The least invasive way to introduce annuals is to make a border in front of the roses. This can be done by filling in the gap between the edge of the lawn and the roses.
A close up of a flower garden
If you are not sure, note the drip line of the rose (the outer extent of its growth before pruning) and only plant beyond the drip line. Dig in plenty of compost so that there is no competition for nutrients.
Choose low growing annuals that don’t have invasive roots. Good choices are alyssum, diascia, dwarf snapdragons, lobelia, pansies, grandiflora petunias, and violas.

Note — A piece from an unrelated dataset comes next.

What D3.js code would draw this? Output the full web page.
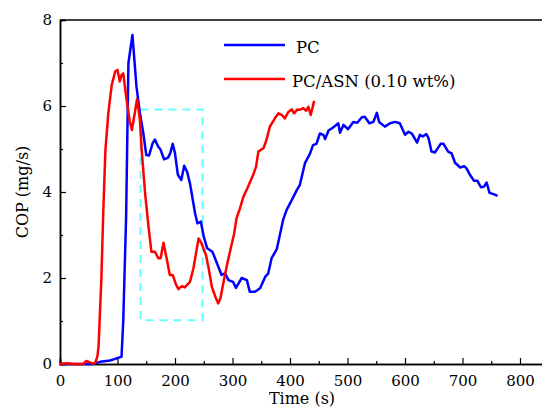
<!DOCTYPE html>
<html>
<head>
<meta charset="utf-8">
<script src="https://cdn.jsdelivr.net/npm/d3@7"></script>
<style>
  body { margin: 0; background: #fff; }
  svg { display: block; font-family: "DejaVu Serif", serif; }
</style>
</head>
<body>
<div id="chart"></div>
<script>
// Série PC (tempo em s, COP em mg/s)
const pcTime = [0, 20, 40, 55, 70, 87, 96, 103, 107, 110, 115, 119, 126, 133, 139, 145, 150, 155, 161, 165, 171, 175, 181, 188, 192, 196, 200, 205, 211, 216, 221, 226, 229, 235, 239, 245, 250, 256, 265, 272, 281, 287, 293, 301, 306, 316, 325, 330, 339, 348, 357, 362, 368, 377, 388, 394, 403, 412, 417, 426, 435, 440, 446, 452, 458, 461, 467, 475, 484, 487, 493, 501, 510, 517, 525, 530, 538, 545, 551, 555, 565, 574, 583, 591, 600, 606, 612, 621, 626, 631, 637, 641, 646, 652, 662, 667, 675, 681, 687, 696, 703, 707, 713, 720, 726, 732, 737, 742, 747, 754, 761];
const pcCop = [0, 0, 0, 0, 0.05, 0.08, 0.12, 0.15, 0.17, 1.0, 3.43, 7.0, 7.65, 6.45, 5.83, 5.36, 4.86, 4.85, 5.13, 5.22, 5.05, 4.98, 4.76, 4.8, 4.91, 5.12, 4.9, 4.4, 4.28, 4.61, 4.47, 4.2, 3.97, 3.5, 3.27, 3.31, 2.96, 2.69, 2.61, 2.38, 2.07, 2.11, 1.95, 1.91, 1.77, 2.0, 1.95, 1.68, 1.68, 1.76, 2.03, 2.1, 2.46, 2.67, 3.35, 3.58, 3.81, 4.05, 4.16, 4.67, 4.9, 5.09, 5.12, 5.36, 5.33, 5.23, 5.43, 5.5, 5.6, 5.38, 5.56, 5.46, 5.63, 5.61, 5.74, 5.75, 5.6, 5.63, 5.84, 5.63, 5.52, 5.6, 5.63, 5.6, 5.33, 5.4, 5.36, 5.15, 5.33, 5.29, 5.35, 5.25, 4.94, 4.92, 5.12, 5.12, 4.94, 4.9, 4.68, 4.57, 4.6, 4.55, 4.4, 4.26, 4.26, 4.11, 4.12, 4.22, 3.98, 3.95, 3.91];

// Série PC/ASN (0.10 wt%)
const asnTime = [0, 12, 25, 40, 46, 55, 61, 65, 67, 72, 75, 79, 84, 90, 96, 100, 104, 107, 110, 115, 121, 125, 130, 134, 139, 142, 148, 154, 159, 165, 171, 175, 180, 186, 191, 196, 202, 206, 212, 217, 226, 232, 241, 246, 254, 258, 264, 270, 275, 279, 285, 291, 297, 303, 307, 313, 319, 327, 336, 341, 345, 354, 359, 365, 374, 380, 386, 391, 397, 403, 407, 413, 417, 423, 428, 432, 436, 439, 442];
const asnCop = [0, 0.02, 0, 0, 0.07, 0.02, 0.02, 0.17, 0.4, 2.0, 3.43, 4.98, 5.83, 6.49, 6.8, 6.84, 6.57, 6.72, 6.76, 6.22, 5.67, 5.44, 5.83, 6.16, 5.67, 4.98, 3.97, 3.19, 2.61, 2.61, 2.46, 2.46, 2.82, 2.42, 2.07, 2.07, 1.84, 1.74, 1.81, 1.78, 1.91, 2.22, 2.92, 2.81, 2.53, 2.26, 1.8, 1.57, 1.41, 1.53, 1.95, 2.34, 2.69, 3.04, 3.39, 3.62, 3.89, 4.12, 4.4, 4.59, 4.94, 5.02, 5.21, 5.52, 5.72, 5.83, 5.79, 5.71, 5.86, 5.92, 5.83, 5.92, 5.91, 5.95, 5.89, 5.98, 5.79, 5.95, 6.12];

// Retângulo tracejado de destaque (tempo e COP)
const boxTime = [140, 248];
const boxCop = [1.02, 5.92];

const xMajor = [0, 100, 200, 300, 400, 500, 600, 700, 800];
const yMajor = [0, 2, 4, 6, 8];

const seriesNames = ["PC", "PC/ASN (0.10 wt%)"];
const seriesColors = ["#0000ff", "#ff0000"];

const width = 542, height = 410;
const margin = { left: 60, top: 20 };

const svg = d3.select('#chart').append('svg')
    .attr('width', width)
    .attr('height', height);

const x = d3.scaleLinear().domain([0, 840]).range([margin.left, margin.left + 840 * 0.575]);
const y = d3.scaleLinear().domain([0, 8]).range([364, 20]);

// Eixo X (ticks para dentro)
const xAxis = svg.append('g').attr('transform', `translate(0,${y(0)})`)
    .call(d3.axisBottom(x).tickValues(xMajor).tickSize(-6).tickPadding(11).tickFormat(d3.format('d')));
svg.append('g').attr('transform', `translate(0,${y(0)})`)
    .call(d3.axisBottom(x).tickValues(d3.range(50, 840, 100)).tickSize(-3).tickFormat(''));

// Eixo Y
svg.append('g').attr('transform', `translate(${x(0)},0)`)
    .call(d3.axisLeft(y).tickValues(yMajor).tickSize(-6).tickPadding(8).tickFormat(d3.format('d')));
svg.append('g').attr('transform', `translate(${x(0)},0)`)
    .call(d3.axisLeft(y).tickValues([1, 3, 5, 7]).tickSize(-3).tickFormat(''));

// Borda superior
svg.append('line')
    .attr('x1', x(0)).attr('x2', x(840))
    .attr('y1', y(8)).attr('y2', y(8))
    .attr('stroke', '#000').attr('stroke-width', 1.5);

svg.selectAll('.domain').attr('stroke', '#000').attr('stroke-width', 1.5);
svg.selectAll('.tick line').attr('stroke', '#000').attr('stroke-width', 1.2);
svg.selectAll('.tick text').attr('font-family', '"DejaVu Serif", serif').attr('font-size', 15).attr('fill', '#000');

// Títulos dos eixos
svg.append('text')
    .attr('x', 302).attr('y', 404)
    .attr('text-anchor', 'middle')
    .attr('font-size', 16)
    .text('Time (s)');

svg.append('text')
    .attr('transform', `translate(28,${(y(0) + y(8)) / 2}) rotate(-90)`)
    .attr('text-anchor', 'middle')
    .attr('font-size', 16)
    .text('COP (mg/s)');

// Retângulo tracejado
svg.append('rect')
    .attr('x', x(boxTime[0])).attr('y', y(boxCop[1]))
    .attr('width', x(boxTime[1]) - x(boxTime[0]))
    .attr('height', y(boxCop[0]) - y(boxCop[1]))
    .attr('fill', 'none')
    .attr('stroke', '#66ffff')
    .attr('stroke-width', 2)
    .attr('stroke-dasharray', '8,6');

// Linhas das séries
const line = d3.line().x(d => x(d[0])).y(d => y(d[1]));
const seriesData = [
    d3.zip(pcTime, pcCop),
    d3.zip(asnTime, asnCop)
];

seriesData.forEach((pts, i) => {
    svg.append('path')
        .datum(pts)
        .attr('d', line)
        .attr('fill', 'none')
        .attr('stroke', seriesColors[i])
        .attr('stroke-width', 2.5)
        .attr('stroke-linejoin', 'round');
});

// Legenda
const legendY = [45, 79];
const legendTextX = [296, 292];
seriesNames.forEach((name, i) => {
    svg.append('line')
        .attr('x1', 224).attr('x2', 285)
        .attr('y1', legendY[i]).attr('y2', legendY[i])
        .attr('stroke', seriesColors[i])
        .attr('stroke-width', 2.5);
    svg.append('text')
        .attr('x', legendTextX[i]).attr('y', legendY[i] + 8)
        .attr('font-size', 16.5)
        .text(name);
});
</script>
</body>
</html>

Poppies send up tall flower heads but if planted well away from the roses will not interfere with them.
A purple flower
Other cool-season plants that can be planted out are tall snapdragons, delphinium, stocks, and campanula. Snails love these plants so be ready to put down snail bait.
A close up of a flower
Planting of winter annuals between the roses can start in June as the roses become dormant. Even after pruning in July is a good time to plant, when the soil has been enriched and aerated. When pruning, remember to keep the flower producing frame above the other plants.

Growing tips

  • Feed spring and winter flowers with a liquid feed once a month. Alternate Nitrosol or Margaret Roberts Organic Supercharger with Multifeed Classic or Flower Grow. This provides a balance of nutrients that encourage more flowers.
  • Deadhead regularly so that the plants keep on flowering and don’t put their energy into producing seed.
  • Cut back alyssum and lobelia when it goes over and it will flower again.
  • Always enrich and renew the soil before planting annuals. Don’t plant the same annuals in the same place season after season as they don’t thrive.